Meghan Markle hailed her victory in a high court privacy case as a ‘comprehensive win’ over the Mail on Sunday’s ‘illegal and dehumanising practices’. But is that right? If you dig beneath the headlines and read the judge’s ruling, it becomes clear that her victory has much to do with a burgeoning expansion of privacy rights based on human rights law. This change in the law has taken place with little fanfare and the victim – the press – generate little sympathy. Yet it is something that should worry any supporter of free speech.
Until about twenty years ago, the English courts were pretty robust about celebrities’ privacy suits, then known as actions for breach of confidence. A typical example was a 1977 episode where a well-known pop group indignantly sought to stop the Daily Mirror spilling the beans about their private high jinks. A Court of Appeal judge tersely told them that even if someone was breaking confidence, high-living celebrities like them who sought the limelight and courted good publicity could not generally complain if someone publicised less complimentary facts about them.
So what has changed? The explanation here lies fairly squarely with human rights activism. As early as 1970, the Council of Europe, the body behind the European court of human rights, had passed Resolution 428 saying that the human right to privacy needed to be put to work to curb what it clearly saw as a vulgar and unsavoury mass media.
By 2004, the court had enthusiastically taken the hint. It decided that Princess Caroline of Monaco had a human right to suppress paparazzo photographs of her in public places, sniffily adding that free speech was all very well, but not really for publications ‘of which the sole purpose was to satisfy the curiosity of a particular readership’ about a person in the public eye.
What the European court initiated, the English courts happily adopted. From then on they decided that any information could be suppressed which someone had a reasonable expectation would be kept private (whatever that meant). Celebrities’ privacy actions became simply an exercise in deciding whether this was so, and then asking (in the words of the judge in the Meghan case) ‘whether in all the circumstances the privacy rights of the claimant must yield to the imperatives of the freedom of expression enjoyed by publishers’. The vital point (again in his words) was whether there was a ‘contribution which the publication of the relevant information would make to a debate of general interest’.

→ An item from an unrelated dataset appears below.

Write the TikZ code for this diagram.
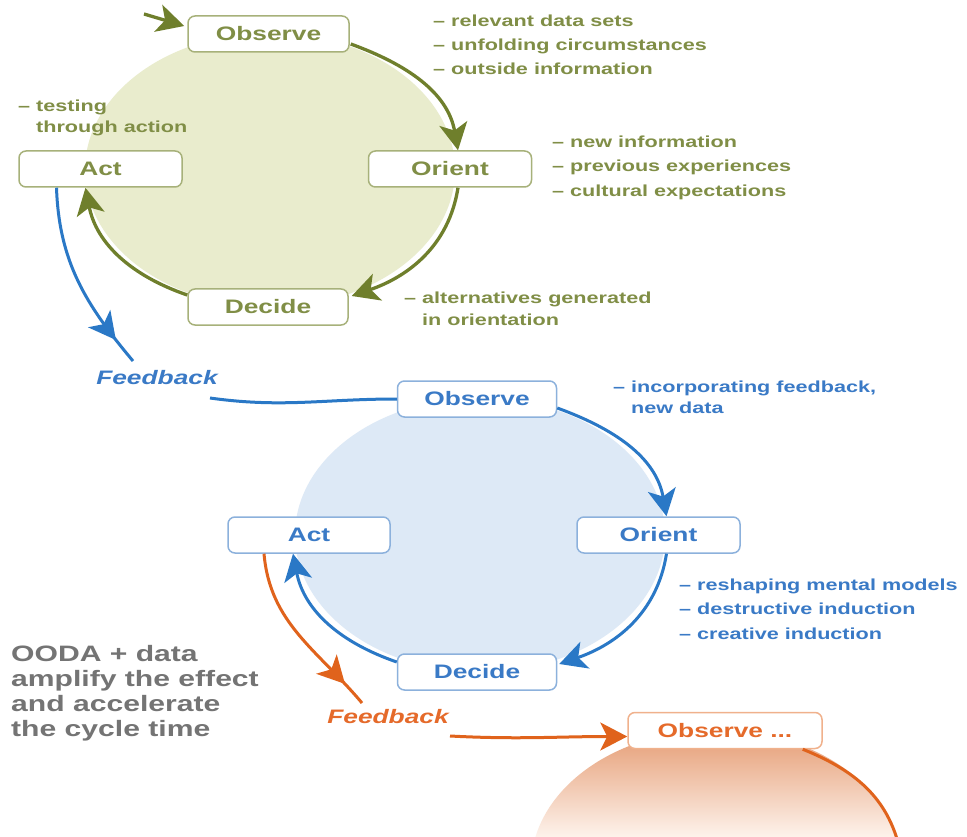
\documentclass[tikz,border=0pt]{standalone}
\usepackage{fontspec}
\setmainfont{Liberation Sans}[FakeStretch=1.35]
\usetikzlibrary{arrows.meta,calc,decorations.markings}
\definecolor{gline}{HTML}{6F7F2C}
\definecolor{gtext}{HTML}{808E46}
\definecolor{gborder}{HTML}{A7B17A}
\definecolor{gfill}{HTML}{E9ECCD}
\definecolor{bline}{HTML}{2A78C6}
\definecolor{btext}{HTML}{3A7AC6}
\definecolor{bborder}{HTML}{8CB1DC}
\definecolor{bfill}{HTML}{DDE9F6}
\definecolor{oline}{HTML}{E0631C}
\definecolor{otext}{HTML}{E56A2A}
\definecolor{oborder}{HTML}{F0B18C}
\definecolor{otop}{HTML}{E59B72}
\definecolor{obot}{HTML}{FEF5EF}
\definecolor{graytext}{HTML}{747474}
\tikzset{
  box/.style={draw, rounded corners=7pt, fill=white, line width=1.5pt,
    minimum height=36pt, inner sep=0pt, font=\fontsize{19.5}{22}\selectfont\bfseries},
  gbox/.style={box, draw=gborder, text=gtext},
  bbox/.style={box, draw=bborder, text=btext},
  obox/.style={box, draw=oborder, text=otext},
  note/.style={anchor=base west, inner sep=0pt, font=\fontsize{16}{20}\selectfont\bfseries},
  graynote/.style={anchor=base west, inner sep=0pt, text=graytext, font=\fontsize{22.3}{24}\selectfont\bfseries},
  fbstyle/.style={inner sep=0pt, font=\fontsize{19.5}{22}\selectfont\bfseries\itshape},
  headtip/.tip={Stealth[length=27pt,width=28pt,inset=7pt]},
  garr/.style={draw=gline, line width=3.3pt, -headtip},
  barr/.style={draw=bline, line width=3pt, -headtip},
  oarr/.style={draw=oline, line width=3pt, -headtip},
  fbmark/.style={postaction={decorate}, decoration={markings,
    mark=at position 0.86 with {\arrow{headtip}}}}
}
\begin{document}
\begin{tikzpicture}[x=1pt,y=1pt]
\useasboundingbox (0,0) rectangle (967,-837);
\clip (0,0) rectangle (967,-837);
\fill[white] (0,0) rectangle (967,-837);
% circle fills
\fill[gfill] (270,-170) ellipse [x radius=185pt, y radius=137pt];
\fill[bfill] (480,-535) ellipse [x radius=185pt, y radius=137pt];
\begin{scope}
  \clip (716,-867) ellipse [x radius=185pt, y radius=137pt];
  \shade[top color=otop, bottom color=obot] (520,-730) rectangle (910,-840);
\end{scope}
% boxes
\node[gbox, minimum width=161pt] (o1) at (268.5,-34) {Observe};
\node[gbox, minimum width=163pt] (a1) at (100.5,-169) {Act};
\node[gbox, minimum width=163pt] (r1) at (450,-169) {Orient};
\node[gbox, minimum width=160pt] (d1) at (268,-307) {Decide};
\node[bbox, minimum width=159pt] (o2) at (477,-399) {Observe};
\node[bbox, minimum width=162pt] (a2) at (309,-535) {Act};
\node[bbox, minimum width=163pt] (r2) at (658.5,-535) {Orient};
\node[bbox, minimum width=159pt] (d2) at (477,-672) {Decide};
\node[obox, minimum width=194pt] (o3) at (725,-730.5) {Observe ...};
% feedback labels
\node[fbstyle, text=btext] (fb1) at (157,-378) {Feedback};
\node[fbstyle, text=otext] (fb2) at (388,-717) {Feedback};
% green cycle
\coordinate (ein) at (144,-14);
\draw[garr] (ein) -- ($(o1.west)+(-3,8)$);
\draw[garr] ($(o1.east)+(1,-10)$) to[out=-20,in=100] ($(r1.north)+(8,0)$);
\draw[garr] ($(r1.south)+(8,0)$) to[out=-99,in=19] ($(d1.east)+(3,11)$);
\draw[garr] ($(d1.west)+(0,12)$) to[out=161,in=-79] ($(a1.south)+(-15,0)$);
% blue cycle
\draw[barr] ($(o2.east)+(0,-9)$) to[out=-20,in=100] ($(r2.north)+(8,0)$);
\draw[barr] ($(r2.south)+(8,0)$) to[out=-99,in=19] ($(d2.east)+(2,8)$);
\draw[barr] ($(d2.west)+(0,10)$) to[out=161,in=-79] ($(a2.south)+(-16,0)$);
% blue feedback
\draw[bline, line width=3pt, fbmark] ($(a1.south)+(-44,0)$) to[out=-88,in=130] ($(fb1.center)+(-24,17)$);
\draw[bline, line width=3pt] ($(fb1.center)+(53,-20)$) to[out=-8,in=180] (o2.west);
% orange feedback
\draw[oline, line width=3pt, fbmark] ($(a2.south)+(-45,0)$) to[out=-85,in=130] ($(fb2.center)+(-26,14)$);
\draw[oarr] ($(fb2.center)+(62,-19)$) to[out=-3,in=180] ($(o3.west)+(0,-6)$);
\coordinate (oend) at (900,-850);
\draw[oline, line width=3pt] ($(o3.south east)+(-20,0)$) to[out=-22,in=103] (oend);
% green notes
\node[note, text=gtext] (g1) at (433,-27) {– relevant data sets};
\node[note, text=gtext] (g2) at (433,-51) {– unfolding circumstances};
\node[note, text=gtext] (g3) at (433,-75) {– outside information};
\node[note, text=gtext] (g4) at (552,-148) {– new information};
\node[note, text=gtext] (g5) at (552,-172) {– previous experiences};
\node[note, text=gtext] (g6) at (552,-197) {– cultural expectations};
\node[note, text=gtext] (g7) at (404,-303) {– alternatives generated};
\node[note, text=gtext] (g8) at (422,-325) {in orientation};
\node[note, text=gtext] (g9) at (18,-112) {– testing};
\node[note, text=gtext] (g10) at (36,-133) {through action};
% blue notes
\node[note, text=btext] (b1) at (613,-392) {– incorporating feedback,};
\node[note, text=btext] (b2) at (631,-413) {new data};
\node[note, text=btext] (b3) at (679,-590) {– reshaping mental models};
\node[note, text=btext] (b4) at (679,-614) {– destructive induction};
\node[note, text=btext] (b5) at (679,-639) {– creative induction};
% gray text
\node[graynote] (t1) at (11,-661) {OODA + data};
\node[graynote] (t2) at (11,-686) {amplify the effect};
\node[graynote] (t3) at (11,-711) {and accelerate};
\node[graynote] (t4) at (11,-736) {the cycle time};
\end{tikzpicture}
\end{document}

And so, we come to the result in Meghan’s claim against the Mail on Sunday. The judge there excoriated the old robust approach to newspaper exposés as an obviously outdated ‘crude common law principle’. Today what mattered was the new human-rights-based sophistication. Here, since Meghan understandably hoped that her letter to her father would never be revealed, and there was no sufficiently high-minded addition to public debate to justify publicising it, she had to win.
We should not criticise the judge for deciding as he did; he was loyally applying the law as it is now. Nor is the result reached necessarily misguided. It is certainly arguable, even if most Spectator readers are likely to disagree, that people – including celebrities – ought to have an extensive right to privacy and the press a correspondingly narrow right to inform its readers about their inner lives.
But the important point here lies in the word ‘arguable’. It is this which demonstrates the problem arising from the fact that almost all press privacy questions have now been deftly transmuted into human rights cases. The essence of human rights claims is precisely that they are not arguable in this sense. To call a right a human right is to say it is so important that no state can deny it and still be called civilised, and that therefore it needs to be taken out of the democratic political process and entrusted to supranational institutions like the European court.
There is no reason, however, to think that privacy claims such as Meghan’s fall into this category. Indeed there is every reason to think they are not: it is perfectly possible for a civilised state to support either a wide or a narrow definition of privacy. The choice between them is a vital question of social policy. The proper place for the matter to be decided is in the democratic political sphere. If human rights law requires that privacy be preferred over press freedom whatever the voters think, then this should trouble anyone with a concern for a free press.